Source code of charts
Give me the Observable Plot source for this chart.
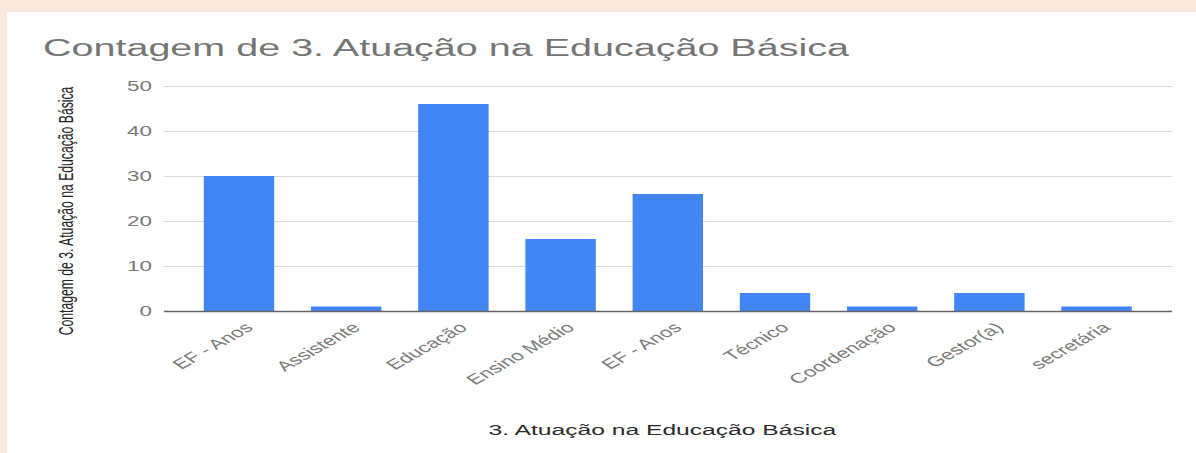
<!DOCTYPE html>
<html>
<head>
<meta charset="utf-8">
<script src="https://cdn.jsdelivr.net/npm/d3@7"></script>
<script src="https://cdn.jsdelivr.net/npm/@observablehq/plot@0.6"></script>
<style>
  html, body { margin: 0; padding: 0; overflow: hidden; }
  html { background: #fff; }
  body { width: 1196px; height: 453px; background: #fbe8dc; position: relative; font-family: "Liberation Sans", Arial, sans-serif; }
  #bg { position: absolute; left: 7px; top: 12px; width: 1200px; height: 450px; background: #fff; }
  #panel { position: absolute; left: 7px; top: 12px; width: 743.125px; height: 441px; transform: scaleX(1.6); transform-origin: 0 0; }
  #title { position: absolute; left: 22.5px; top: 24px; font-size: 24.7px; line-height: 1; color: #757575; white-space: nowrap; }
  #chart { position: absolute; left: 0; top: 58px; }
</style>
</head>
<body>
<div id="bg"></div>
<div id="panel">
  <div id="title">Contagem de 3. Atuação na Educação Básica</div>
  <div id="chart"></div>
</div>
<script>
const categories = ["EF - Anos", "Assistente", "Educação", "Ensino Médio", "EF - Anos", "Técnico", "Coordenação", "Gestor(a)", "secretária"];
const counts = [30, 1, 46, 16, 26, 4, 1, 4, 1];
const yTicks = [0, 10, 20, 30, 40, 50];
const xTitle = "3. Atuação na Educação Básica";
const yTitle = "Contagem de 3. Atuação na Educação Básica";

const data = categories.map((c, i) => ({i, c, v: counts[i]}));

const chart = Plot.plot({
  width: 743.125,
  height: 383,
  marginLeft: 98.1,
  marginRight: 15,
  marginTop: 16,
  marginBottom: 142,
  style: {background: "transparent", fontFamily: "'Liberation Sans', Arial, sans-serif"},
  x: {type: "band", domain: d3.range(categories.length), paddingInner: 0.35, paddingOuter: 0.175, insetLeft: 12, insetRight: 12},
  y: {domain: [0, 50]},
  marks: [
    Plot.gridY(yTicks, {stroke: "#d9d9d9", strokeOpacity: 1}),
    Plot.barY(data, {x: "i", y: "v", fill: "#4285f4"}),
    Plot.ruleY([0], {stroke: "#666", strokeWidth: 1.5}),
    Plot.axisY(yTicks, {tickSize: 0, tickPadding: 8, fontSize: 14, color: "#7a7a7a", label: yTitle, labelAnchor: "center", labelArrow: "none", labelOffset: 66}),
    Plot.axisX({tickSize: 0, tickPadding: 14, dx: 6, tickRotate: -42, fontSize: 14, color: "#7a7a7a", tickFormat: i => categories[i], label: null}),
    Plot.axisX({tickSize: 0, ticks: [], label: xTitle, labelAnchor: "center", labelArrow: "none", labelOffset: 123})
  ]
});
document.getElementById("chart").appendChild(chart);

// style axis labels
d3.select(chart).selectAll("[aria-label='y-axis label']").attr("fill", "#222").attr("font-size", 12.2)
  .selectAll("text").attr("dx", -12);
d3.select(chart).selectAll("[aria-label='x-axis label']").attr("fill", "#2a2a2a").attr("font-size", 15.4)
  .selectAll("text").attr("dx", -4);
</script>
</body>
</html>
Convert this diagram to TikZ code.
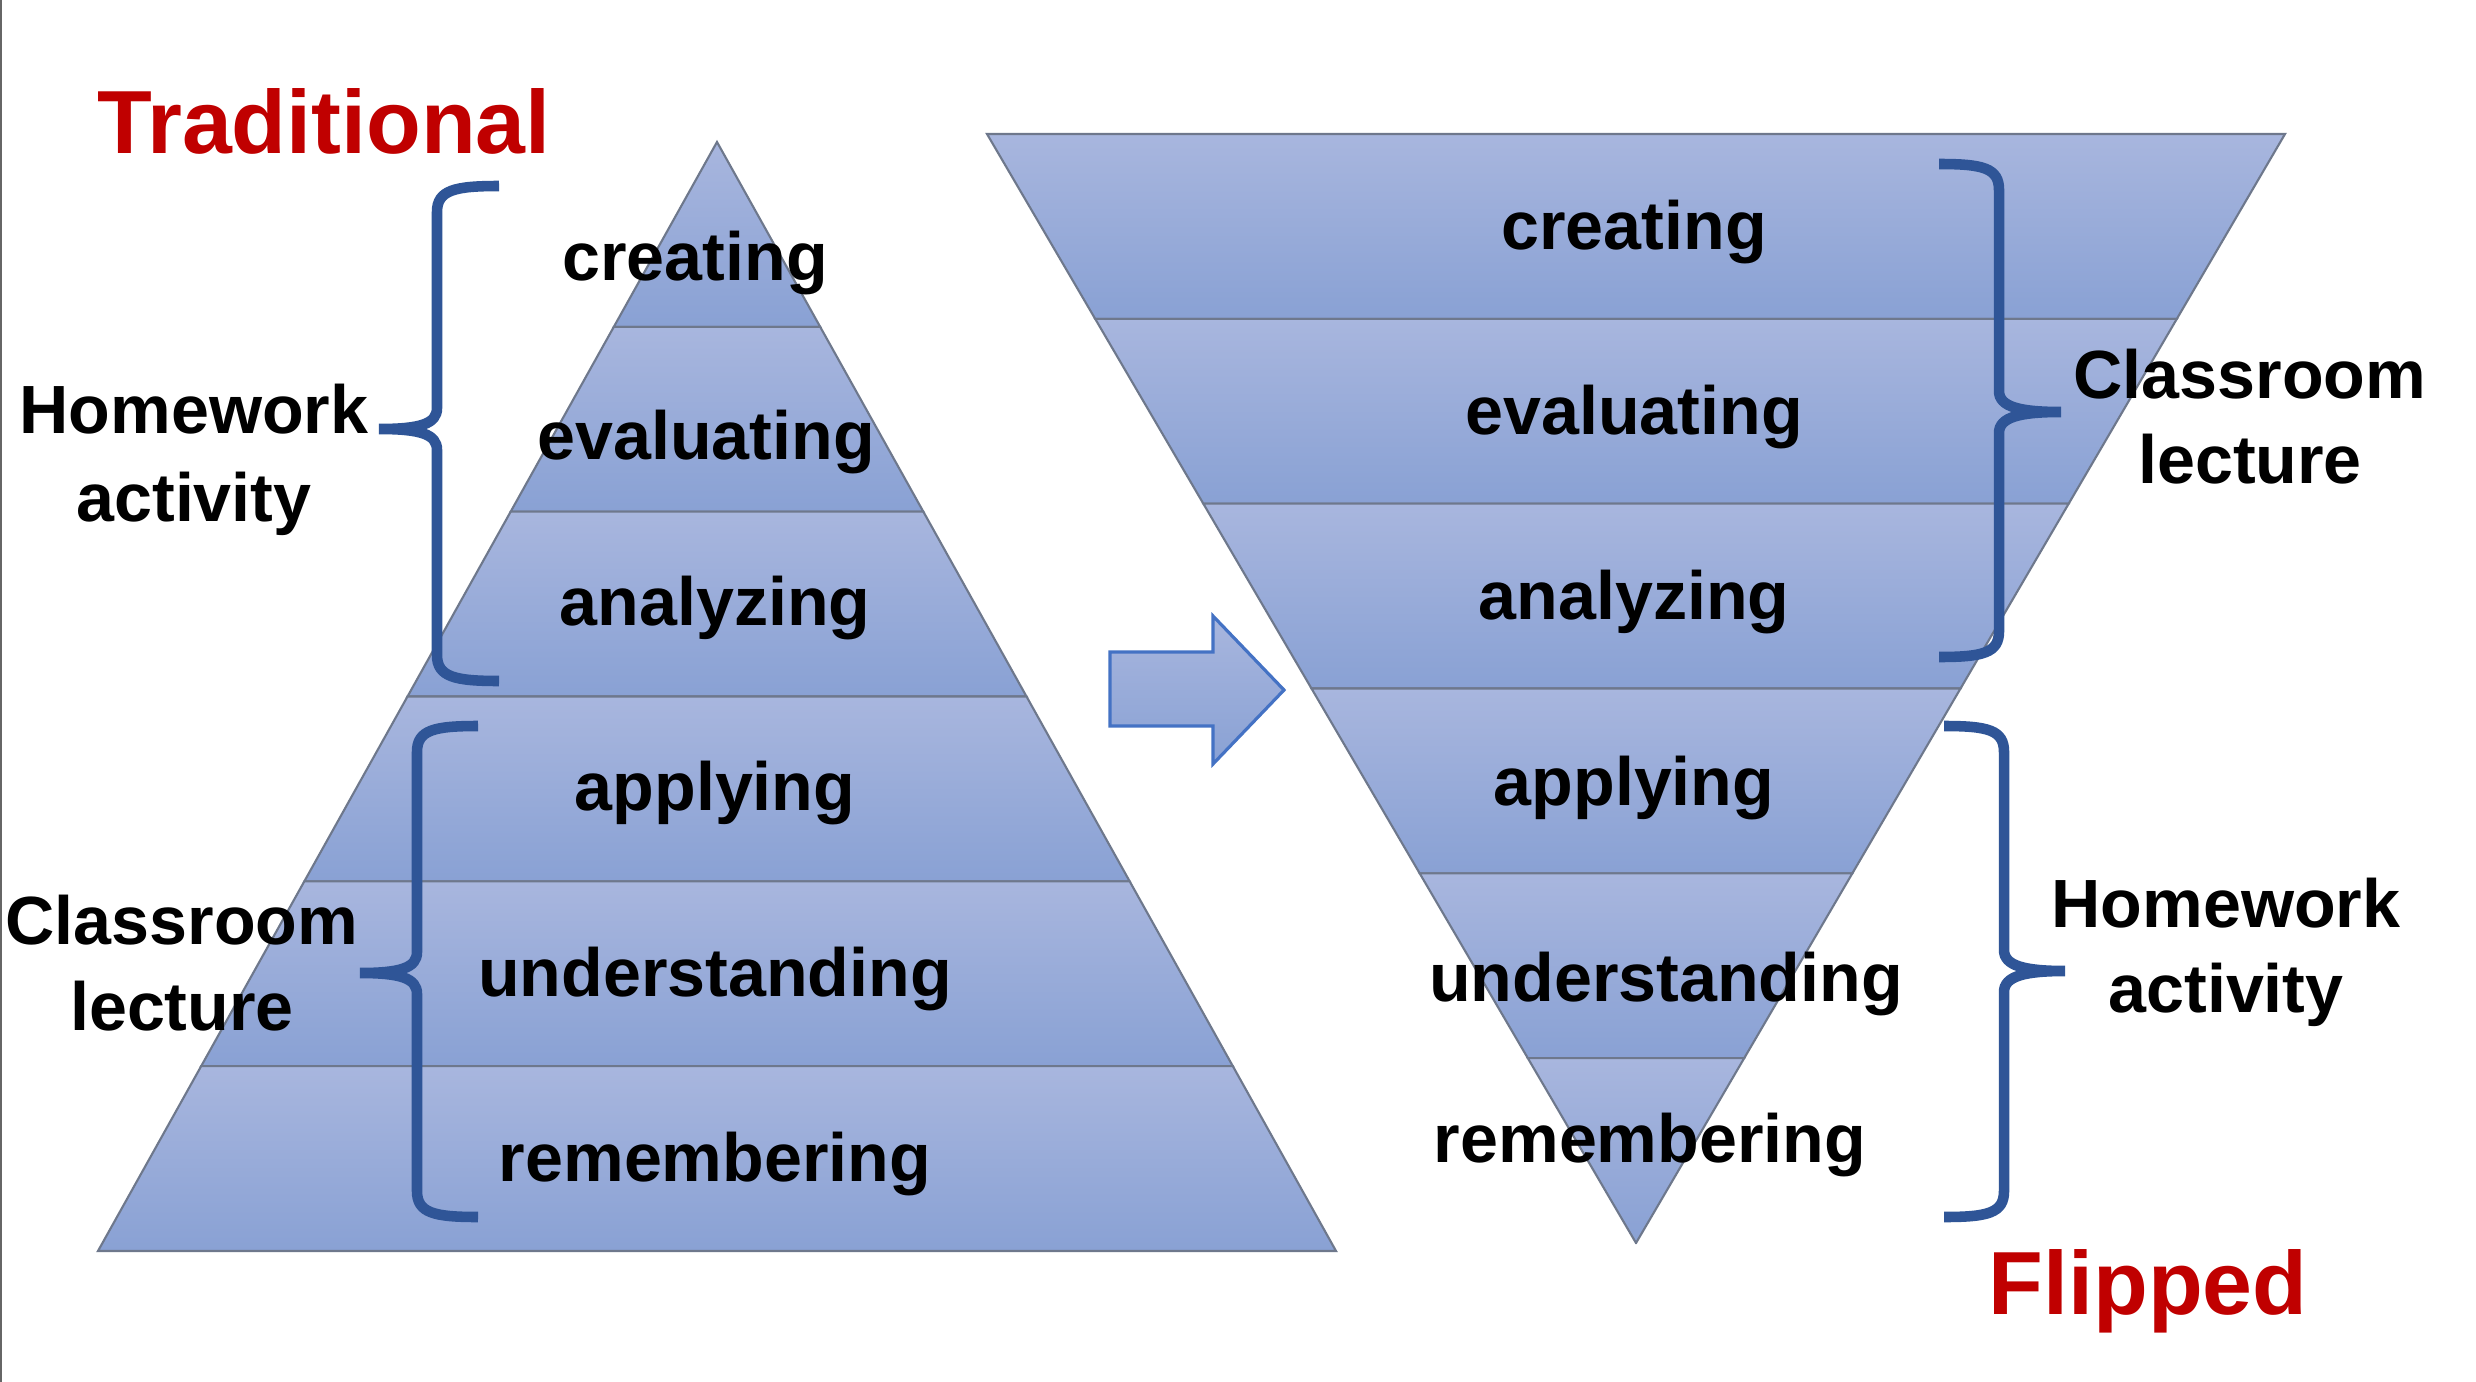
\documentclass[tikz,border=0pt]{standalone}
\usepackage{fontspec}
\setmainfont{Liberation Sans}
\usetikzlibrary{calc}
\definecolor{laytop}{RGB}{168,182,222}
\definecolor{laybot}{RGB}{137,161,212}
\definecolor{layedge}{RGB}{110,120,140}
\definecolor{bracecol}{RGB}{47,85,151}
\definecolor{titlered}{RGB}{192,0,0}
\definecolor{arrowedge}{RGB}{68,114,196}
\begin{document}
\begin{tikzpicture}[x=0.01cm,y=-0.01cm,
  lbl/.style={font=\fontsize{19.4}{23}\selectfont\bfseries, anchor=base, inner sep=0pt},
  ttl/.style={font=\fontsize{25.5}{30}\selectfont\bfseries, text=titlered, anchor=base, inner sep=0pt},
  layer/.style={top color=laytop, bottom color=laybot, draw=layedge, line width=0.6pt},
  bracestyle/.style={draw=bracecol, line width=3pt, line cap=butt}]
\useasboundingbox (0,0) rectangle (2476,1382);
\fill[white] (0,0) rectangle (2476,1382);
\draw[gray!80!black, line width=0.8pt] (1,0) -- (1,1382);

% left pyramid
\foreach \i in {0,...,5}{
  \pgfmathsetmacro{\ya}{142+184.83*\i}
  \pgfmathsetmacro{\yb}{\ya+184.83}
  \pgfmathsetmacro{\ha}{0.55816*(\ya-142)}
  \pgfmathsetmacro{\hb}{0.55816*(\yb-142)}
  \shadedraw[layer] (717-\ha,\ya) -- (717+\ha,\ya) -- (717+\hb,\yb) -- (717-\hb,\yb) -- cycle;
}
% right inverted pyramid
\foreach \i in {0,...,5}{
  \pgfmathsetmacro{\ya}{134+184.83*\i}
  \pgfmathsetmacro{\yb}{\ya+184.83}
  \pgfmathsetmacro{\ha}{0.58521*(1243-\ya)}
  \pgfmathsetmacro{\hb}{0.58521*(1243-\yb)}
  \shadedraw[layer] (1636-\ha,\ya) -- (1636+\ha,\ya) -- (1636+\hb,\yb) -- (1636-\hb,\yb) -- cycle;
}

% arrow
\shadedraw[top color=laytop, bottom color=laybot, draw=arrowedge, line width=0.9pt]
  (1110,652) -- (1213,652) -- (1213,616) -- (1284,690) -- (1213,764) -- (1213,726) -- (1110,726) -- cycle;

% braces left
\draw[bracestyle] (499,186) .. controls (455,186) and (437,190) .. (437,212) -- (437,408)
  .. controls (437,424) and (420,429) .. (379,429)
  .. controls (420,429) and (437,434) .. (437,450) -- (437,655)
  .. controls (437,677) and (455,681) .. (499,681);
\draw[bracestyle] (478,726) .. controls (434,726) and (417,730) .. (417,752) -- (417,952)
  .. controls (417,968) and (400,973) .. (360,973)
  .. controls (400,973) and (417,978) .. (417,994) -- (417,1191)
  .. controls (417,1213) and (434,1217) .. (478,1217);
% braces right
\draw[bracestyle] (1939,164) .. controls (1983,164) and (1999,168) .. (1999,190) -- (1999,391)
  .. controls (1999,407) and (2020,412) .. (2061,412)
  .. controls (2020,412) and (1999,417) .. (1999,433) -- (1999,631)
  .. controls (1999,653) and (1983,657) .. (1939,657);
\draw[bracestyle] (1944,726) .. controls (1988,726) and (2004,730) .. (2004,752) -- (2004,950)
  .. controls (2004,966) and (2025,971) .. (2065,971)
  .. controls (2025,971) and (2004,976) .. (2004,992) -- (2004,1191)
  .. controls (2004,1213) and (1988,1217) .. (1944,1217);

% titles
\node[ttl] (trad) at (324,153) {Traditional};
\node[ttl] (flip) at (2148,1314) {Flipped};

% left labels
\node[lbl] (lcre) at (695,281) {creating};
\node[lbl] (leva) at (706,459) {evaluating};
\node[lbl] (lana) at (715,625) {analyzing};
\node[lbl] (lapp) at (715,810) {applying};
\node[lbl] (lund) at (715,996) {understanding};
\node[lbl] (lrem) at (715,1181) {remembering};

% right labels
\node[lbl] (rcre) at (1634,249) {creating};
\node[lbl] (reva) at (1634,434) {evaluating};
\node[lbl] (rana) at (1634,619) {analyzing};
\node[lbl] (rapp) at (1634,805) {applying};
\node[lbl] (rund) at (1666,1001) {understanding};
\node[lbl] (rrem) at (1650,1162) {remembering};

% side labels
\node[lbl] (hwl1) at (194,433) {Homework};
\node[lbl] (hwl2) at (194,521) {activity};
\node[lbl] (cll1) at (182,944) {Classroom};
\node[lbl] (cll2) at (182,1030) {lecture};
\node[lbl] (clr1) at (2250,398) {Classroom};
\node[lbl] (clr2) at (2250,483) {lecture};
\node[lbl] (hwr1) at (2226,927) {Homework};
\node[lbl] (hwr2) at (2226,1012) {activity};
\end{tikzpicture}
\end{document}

▶ [WHAT THE TASK REQUIRES]:
Begin at the top of the records above and retype each line exactly until the line containing "const data = categories.map((c, i)", which is included. Skip all pictures.

▶ [WRITTEN SOLUTION]:
Give me the Observable Plot source for this chart.
<!DOCTYPE html>
<html>
<head>
<meta charset="utf-8">
<script src="https://cdn.jsdelivr.net/npm/d3@7"></script>
<script src="https://cdn.jsdelivr.net/npm/@observablehq/plot@0.6"></script>
<style>
  html, body { margin: 0; padding: 0; overflow: hidden; }
  html { background: #fff; }
  body { width: 1196px; height: 453px; background: #fbe8dc; position: relative; font-family: "Liberation Sans", Arial, sans-serif; }
  #bg { position: absolute; left: 7px; top: 12px; width: 1200px; height: 450px; background: #fff; }
  #panel { position: absolute; left: 7px; top: 12px; width: 743.125px; height: 441px; transform: scaleX(1.6); transform-origin: 0 0; }
  #title { position: absolute; left: 22.5px; top: 24px; font-size: 24.7px; line-height: 1; color: #757575; white-space: nowrap; }
  #chart { position: absolute; left: 0; top: 58px; }
</style>
</head>
<body>
<div id="bg"></div>
<div id="panel">
  <div id="title">Contagem de 3. Atuação na Educação Básica</div>
  <div id="chart"></div>
</div>
<script>
const categories = ["EF - Anos", "Assistente", "Educação", "Ensino Médio", "EF - Anos", "Técnico", "Coordenação", "Gestor(a)", "secretária"];
const counts = [30, 1, 46, 16, 26, 4, 1, 4, 1];
const yTicks = [0, 10, 20, 30, 40, 50];
const xTitle = "3. Atuação na Educação Básica";
const yTitle = "Contagem de 3. Atuação na Educação Básica";

const data = categories.map((c, i) => ({i, c, v: counts[i]}));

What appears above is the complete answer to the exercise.